E in effetti le due sconfitte più nette quest’anno sono arrivate proprio in tre grandi stadi come l’Allianz, San Siro e il De Kuip di Rotterdam pochi giorni fa. Si temeva un contraccolpo psicologico, c’è stata invece una reazione da grande squadra. La Lazio ha tirato 11 volte, la Fiorentina 9, ma i biancocelesti lo hanno fatto 9 volte da dentro l’area, la Viola 5. Nel primo tempo Luis Alberto si è divorato un gol fatto su assist del Taty, fresco di pre-convocazione con l’Argentina, nella ripresa si è ripetuto stavolta su assist di Felipe Anderson – che poco prima si era visto murare il gol dell’1-0 da uno strepitoso Terracciano.

Morale della favola: la Lazio è cresciuta alla distanza, esattamente come è richiesto da una grande squadra. E le grandi squadre hanno bisogno di grandi calciatori, di grandi bomber come è Ciro Immobile: «Ciro non è in discussione. Può avere un attimo di sconforto e dire qualche parola in più. Da come lo sento parlare la problematica non penso esista. Quando ha tirato ho guardato la Curva Nord, dalla reazione ho capito che avevamo segnato».

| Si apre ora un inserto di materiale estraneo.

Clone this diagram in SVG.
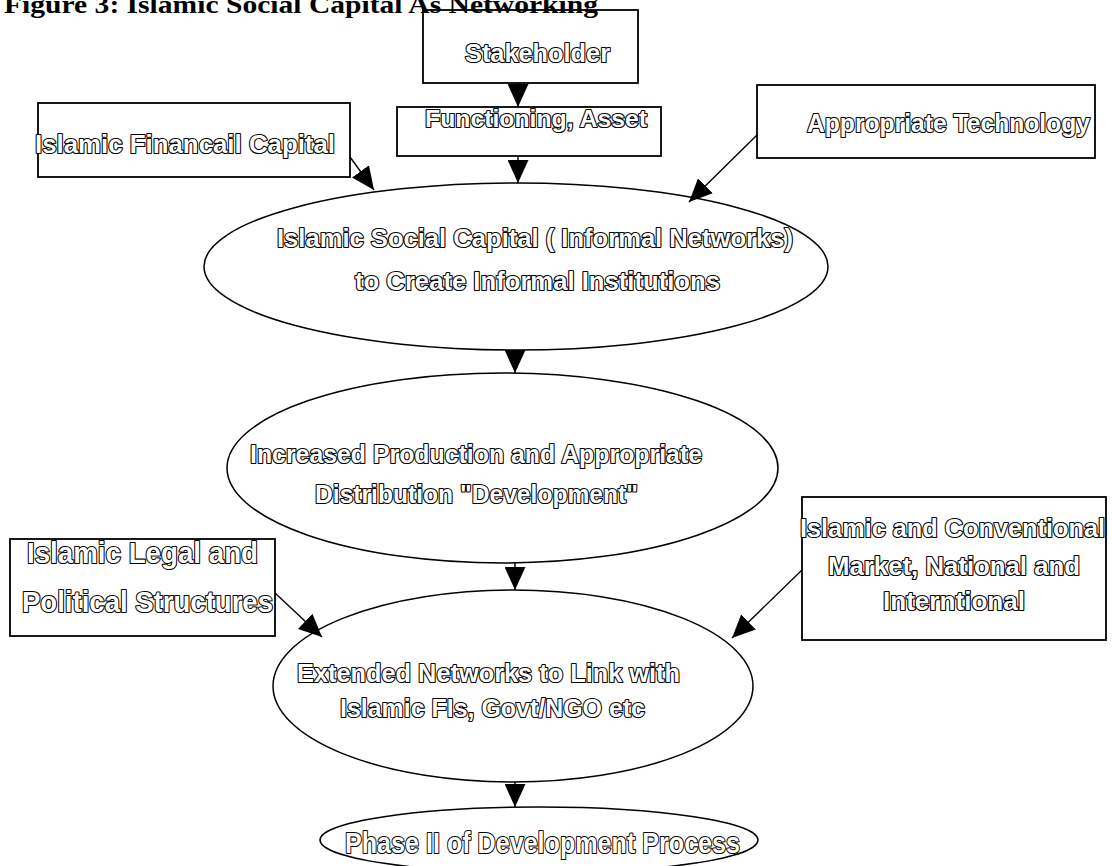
<svg xmlns="http://www.w3.org/2000/svg" width="1112" height="866" viewBox="0 0 1112 866">
<style>
.bg{fill:#fff}
.box{fill:#fff;stroke:#000;stroke-width:1.8}
.ell{fill:#fff;stroke:#000;stroke-width:1.5}
.t{font-family:"Liberation Sans",Arial,sans-serif;font-weight:bold;fill:#fff;stroke:#000;stroke-width:2.2;stroke-linejoin:round;paint-order:stroke;text-anchor:middle}
.title{font-family:"Liberation Serif","Times New Roman",serif;font-weight:bold;font-size:26px;fill:#000}
.conn line{stroke:#000;stroke-width:1.4;marker-end:url(#ah)}
</style>
<defs>
<marker id="ah" markerUnits="userSpaceOnUse" markerWidth="23" markerHeight="21" refX="23" refY="10.5" orient="auto" viewBox="0 0 23 21">
<path d="M0,0 L23,10.5 L0,21 Z" fill="#000"/>
</marker>
</defs>
<rect class="bg" x="0" y="0" width="1112" height="866"/>

<g id="stakeholder">
<rect class="box" x="423" y="10" width="215" height="73"/>
<text class="t" x="537.5" y="62" font-size="26" textLength="145" lengthAdjust="spacingAndGlyphs">Stakeholder</text>
</g>
<g id="functioning">
<rect class="box" x="397" y="107" width="264" height="49"/>
<text class="t" x="536" y="127" font-size="24" textLength="222" lengthAdjust="spacingAndGlyphs">Functioning, Asset</text>
</g>
<g id="financial">
<rect class="box" x="38" y="103" width="312" height="74"/>
<text class="t" x="185" y="153" font-size="26" textLength="300" lengthAdjust="spacingAndGlyphs">Islamic Financail Capital</text>
</g>
<g id="technology">
<rect class="box" x="757" y="85" width="338" height="73"/>
<text class="t" x="948.5" y="132" font-size="26" textLength="283" lengthAdjust="spacingAndGlyphs">Appropriate Technology</text>
</g>
<g id="social">
<ellipse class="ell" cx="516" cy="266.5" rx="312" ry="83.5"/>
<text class="t" x="535" y="247" font-size="25" textLength="516" lengthAdjust="spacingAndGlyphs">Islamic Social Capital ( Informal Networks)</text>
<text class="t" x="537.5" y="290" font-size="25" textLength="365" lengthAdjust="spacingAndGlyphs">to Create Informal Institutions</text>
</g>
<g id="production">
<ellipse class="ell" cx="502.5" cy="468" rx="275.5" ry="95"/>
<text class="t" x="476" y="463" font-size="25" textLength="452" lengthAdjust="spacingAndGlyphs">Increased Production and Appropriate</text>
<text class="t" x="476.5" y="503" font-size="25" textLength="323" lengthAdjust="spacingAndGlyphs">Distribution "Development"</text>
</g>
<g id="legal">
<rect class="box" x="10" y="539" width="265" height="97"/>
<text class="t" x="142.5" y="563" font-size="29" textLength="231" lengthAdjust="spacingAndGlyphs">Islamic Legal and</text>
<text class="t" x="147.5" y="612" font-size="29" textLength="251" lengthAdjust="spacingAndGlyphs">Political Structures</text>
</g>
<g id="market">
<rect class="box" x="802" y="497" width="304" height="143"/>
<text class="t" x="952.5" y="537" font-size="25" textLength="305" lengthAdjust="spacingAndGlyphs">Islamic and Conventional</text>
<text class="t" x="954" y="575" font-size="25" textLength="252" lengthAdjust="spacingAndGlyphs">Market, National and</text>
<text class="t" x="954" y="610" font-size="25" textLength="142" lengthAdjust="spacingAndGlyphs">Interntional</text>
</g>
<g id="extended">
<ellipse class="ell" cx="513" cy="686" rx="240" ry="96"/>
<text class="t" x="488.5" y="682" font-size="26" textLength="383" lengthAdjust="spacingAndGlyphs">Extended Networks to Link with</text>
<text class="t" x="492.5" y="717" font-size="26" textLength="305" lengthAdjust="spacingAndGlyphs">Islamic FIs, Govt/NGO etc</text>
</g>
<g id="phase2">
<ellipse class="ell" cx="539" cy="840" rx="219" ry="33"/>
<text class="t" x="542.5" y="853" font-size="30" textLength="395" lengthAdjust="spacingAndGlyphs">Phase II of Development Process</text>
</g>

<g id="connectors" class="conn">
<line x1="518" y1="83" x2="518" y2="107"/>
<line x1="518" y1="156" x2="518" y2="183"/>
<line x1="350" y1="157" x2="374" y2="190"/>
<line x1="757" y1="135" x2="689" y2="202"/>
<line x1="515" y1="350" x2="515" y2="373"/>
<line x1="515" y1="563" x2="515" y2="590"/>
<line x1="275" y1="593" x2="322" y2="637"/>
<line x1="802" y1="570" x2="732" y2="638"/>
<line x1="515" y1="782" x2="515" y2="807"/>
</g>

<text class="title" x="4" y="13" textLength="594" lengthAdjust="spacingAndGlyphs">Figure 3: Islamic Social Capital As Networking</text>
</svg>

Quella Curva che a Ciro è rimasta sempre affianco nonostante qualche dichiarazione discutibile: ora è il momento di godersi l’amore. 199 centri, a -1 dalla storia. Sembra un film già visto: Ciro la riscrive secondo i suoi tempi, ma rimane lui il protagonista. E in quell’abbraccio col Taty dopo il gol sta tutta la speranza del popolo biancoceleste.